I have in mind to do as they recommend (incl work sample tests and structured interviews and work knowledge tests), when/if later on I'll look for people to help me with the software I'm creating.

I wonder b.t.w. if you know about any automatically generated GMA tests?

(Edit: I found some, I can post a link if you want.)

It'd be nice if there were ways to auto generate GMA tests. Then maybe it could be just fine if everyone was allowed to practice as how as they wanted -- if there was an unlimited supply of new questions, because they were auto generated.

Maybe something with generating random 3D shapes and applying rotations.

But then it seems to me it's necessary to measure how well begin good at such things, correlates with being able to learn and get good at software, and scrap any poorly correlated tests.

you get 80% chance of the idiots willing to work supposed contract to hire positions.
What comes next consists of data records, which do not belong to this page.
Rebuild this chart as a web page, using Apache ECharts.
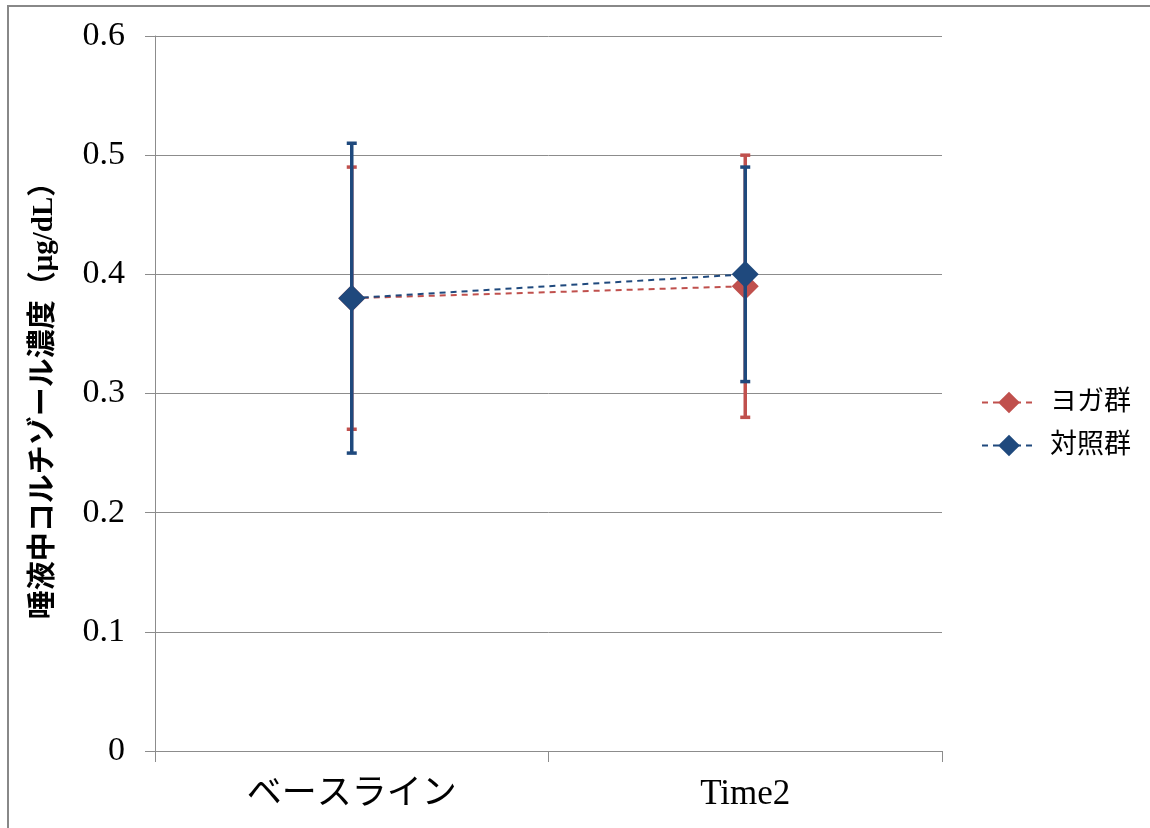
<!DOCTYPE html>
<html>
<head>
<meta charset="utf-8">
<script src="https://cdn.jsdelivr.net/npm/echarts@6/dist/echarts.min.js"></script>
<style>
  html, body { margin: 0; padding: 0; background: #fff; }
  #chart { width: 1150px; height: 828px; }
</style>
</head>
<body>
<div id="chart"></div>
<script>
// Time points
const categories = ['ベースライン', 'Time2'];
const seriesNames = ['ヨガ群', '対照群'];

// Mean salivary cortisol (μg/dL)
const yogaMean = [0.38, 0.39];
const controlMean = [0.38, 0.40];

// Error bar ends (low, high)
const yogaLow = [0.27, 0.28];
const yogaHigh = [0.49, 0.50];
const controlLow = [0.25, 0.31];
const controlHigh = [0.51, 0.49];

const yAxisName = '唾液中コルチゾール濃度（μg/dL）';

const RED = '#C0504D';
const BLUE = '#1F497D';
const SERIF = '"Liberation Serif", "Noto Sans CJK JP", serif';

function errorData(low, high) {
  return categories.map((c, i) => [i, low[i], high[i]]);
}

function errorSeries(name, low, high, color, z) {
  return {
    type: 'custom',
    name: name + '_err',
    z: z,
    silent: true,
    data: errorData(low, high),
    encode: { x: 0, y: [1, 2] },
    renderItem: function (params, api) {
      const x = api.value(0);
      const top = api.coord([x, api.value(2)]);
      const bottom = api.coord([x, api.value(1)]);
      const cap = 5;
      const style = { stroke: color, lineWidth: 3.5 };
      return {
        type: 'group',
        children: [
          { type: 'line', shape: { x1: top[0], y1: top[1], x2: bottom[0], y2: bottom[1] }, style: style },
          { type: 'line', shape: { x1: top[0] - cap, y1: top[1], x2: top[0] + cap, y2: top[1] }, style: style },
          { type: 'line', shape: { x1: bottom[0] - cap, y1: bottom[1], x2: bottom[0] + cap, y2: bottom[1] }, style: style }
        ]
      };
    }
  };
}

function lineSeries(name, values, color, z) {
  return {
    type: 'line',
    name: name,
    z: z,
    data: values,
    symbol: 'diamond',
    symbolSize: 27,
    itemStyle: { color: color },
    lineStyle: { color: color, width: 2, type: [6, 5] },
    emphasis: { disabled: true }
  };
}

const chart = echarts.init(document.getElementById('chart'), null, { renderer: 'canvas' });

chart.setOption({
  animation: false,
  backgroundColor: '#fff',
  grid: { left: 155, right: 208, top: 36, bottom: 77, containLabel: false },
  legend: {
    data: seriesNames,
    orient: 'vertical',
    left: 976,
    top: 384,
    itemWidth: 54,
    itemHeight: 27,
    itemGap: 16,
    textStyle: { fontSize: 27, color: '#000', fontFamily: SERIF, padding: [0, 0, 0, 9] }
  },
  xAxis: {
    type: 'category',
    data: categories,
    axisLine: { lineStyle: { color: '#8c8c8c', width: 1 } },
    axisTick: { show: true, length: 11, lineStyle: { color: '#8c8c8c' } },
    axisLabel: { fontSize: 35, color: '#000', fontFamily: SERIF, margin: 26 },
    splitLine: { show: false }
  },
  yAxis: {
    type: 'value',
    min: 0,
    max: 0.6,
    interval: 0.1,
    name: yAxisName,
    nameLocation: 'middle',
    nameGap: 96,
    nameRotate: 90,
    nameTextStyle: { fontSize: 29, fontWeight: 'bold', color: '#000', fontFamily: SERIF },
    axisLine: { show: true, lineStyle: { color: '#8c8c8c', width: 1 } },
    axisTick: { show: true, length: 10, lineStyle: { color: '#8c8c8c' } },
    axisLabel: { fontSize: 34, color: '#000', fontFamily: SERIF, margin: 30 },
    splitLine: { lineStyle: { color: '#8c8c8c', width: 1 } }
  },
  graphic: [
    { type: 'line', shape: { x1: 7, y1: 6, x2: 1150, y2: 6 }, style: { stroke: '#888', lineWidth: 2 }, silent: true },
    { type: 'line', shape: { x1: 8, y1: 5, x2: 8, y2: 828 }, style: { stroke: '#888', lineWidth: 2 }, silent: true }
  ],
  series: [
    errorSeries(seriesNames[0], yogaLow, yogaHigh, RED, 2),
    lineSeries(seriesNames[0], yogaMean, RED, 3),
    errorSeries(seriesNames[1], controlLow, controlHigh, BLUE, 4),
    lineSeries(seriesNames[1], controlMean, BLUE, 5)
  ]
});
</script>
</body>
</html>
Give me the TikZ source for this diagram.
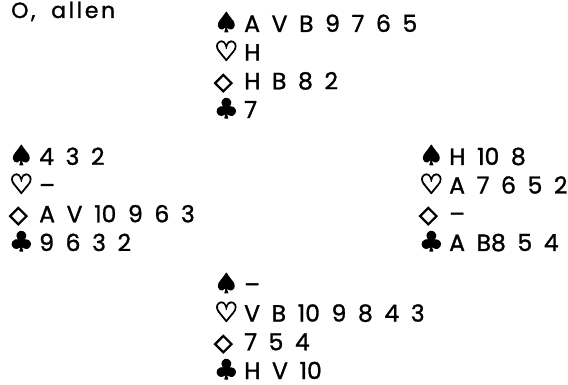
\documentclass[tikz,border=0pt]{standalone}
\usepackage{fontspec}
\setmainfont{Poppins}[WordSpace=1.85, FakeBold=1.2]
\newfontfamily\suitfont{DejaVu Sans}[Scale=1.15, FakeBold=4]
\newcommand{\kleur}[1]{\makebox[30pt][l]{\suitfont #1}}
\newcommand{\ruit}{\scalebox{0.88}{◇}}

\begin{document}
\begin{tikzpicture}[
  % base of a hand is the baseline of its last line
  hand/.style={anchor=base west, inner sep=0pt, align=left,
               font=\fontsize{23.5}{28.7}\selectfont},
  kop/.style={anchor=base west, inner sep=0pt,
              font=\fontsize{22}{26}\selectfont\addfontfeature{LetterSpace=12}}
]
\useasboundingbox (0,0) rectangle (568pt,-385pt);

\node[kop] (titel) at (11pt,-18pt) {O, allen};

\node[hand] (noord) at (214pt,-118pt)
  {\kleur{♠}A V B 9 7 6 5\\ \kleur{♡}H\\ \kleur{\ruit}H B 8 2\\ \kleur{♣}7};
\node[hand] (west) at (9pt,-251pt)
  {\kleur{♠}4 3 2\\ \kleur{♡}–\\ \kleur{\ruit}A V 10 9 6 3\\ \kleur{♣}9 6 3 2};
\node[hand] (oost) at (419pt,-251pt)
  {\kleur{♠}H 10 8\\ \kleur{♡}A 7 6 5 2\\ \kleur{\ruit}–\\ \kleur{♣}A B8 5 4};
\node[hand] (zuid) at (214pt,-379pt)
  {\kleur{♠}–\\ \kleur{♡}V B 10 9 8 4 3\\ \kleur{\ruit}7 5 4\\ \kleur{♣}H V 10};

\end{tikzpicture}
\end{document}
Not sure that's anywhere near the same thing.
Some people prefer to work as contractors since that tends to pay a lot more, and they might have many many offers to choose among. And, paired with (not in the US) a well functioning social welfare system in case of really bad luck
This is why it's important, in the corporate world, to cultivate a VB programmer's or PHP programmer's mindset, no matter what language you're working in: your passion should be with the business and solving exactly the business problem at hand, and treating your programming tools strictly as tools in service of the business.
Is there any room left for someone to just be good at something and a company pays them to do that thing.
I think one should be passionate about the mission. If someone is just passionate about the company and is willing to follow any orders from management, then the original vision can easily be corrupted in a way no one notices. Having universally agreeable employees also puts the target demographic at risk of being undermined by the employee based who never cared about the mission
Small note: It's "Codecademy", not "Codeacademy". Like a mash-up of words rather than just two whole ones squished together.
This is where you take a gamble and hire them, then ask them to leave if it really doesn't work. The chance you're giving up on a 10-100x leverage hire is just too high in such a case.
> Codeamigo appears distinctly different than Codeacademy in some key areas

I imagine that building and releasing _the exact clone_ of the product from a company that rejected you would be petty and legally dubious.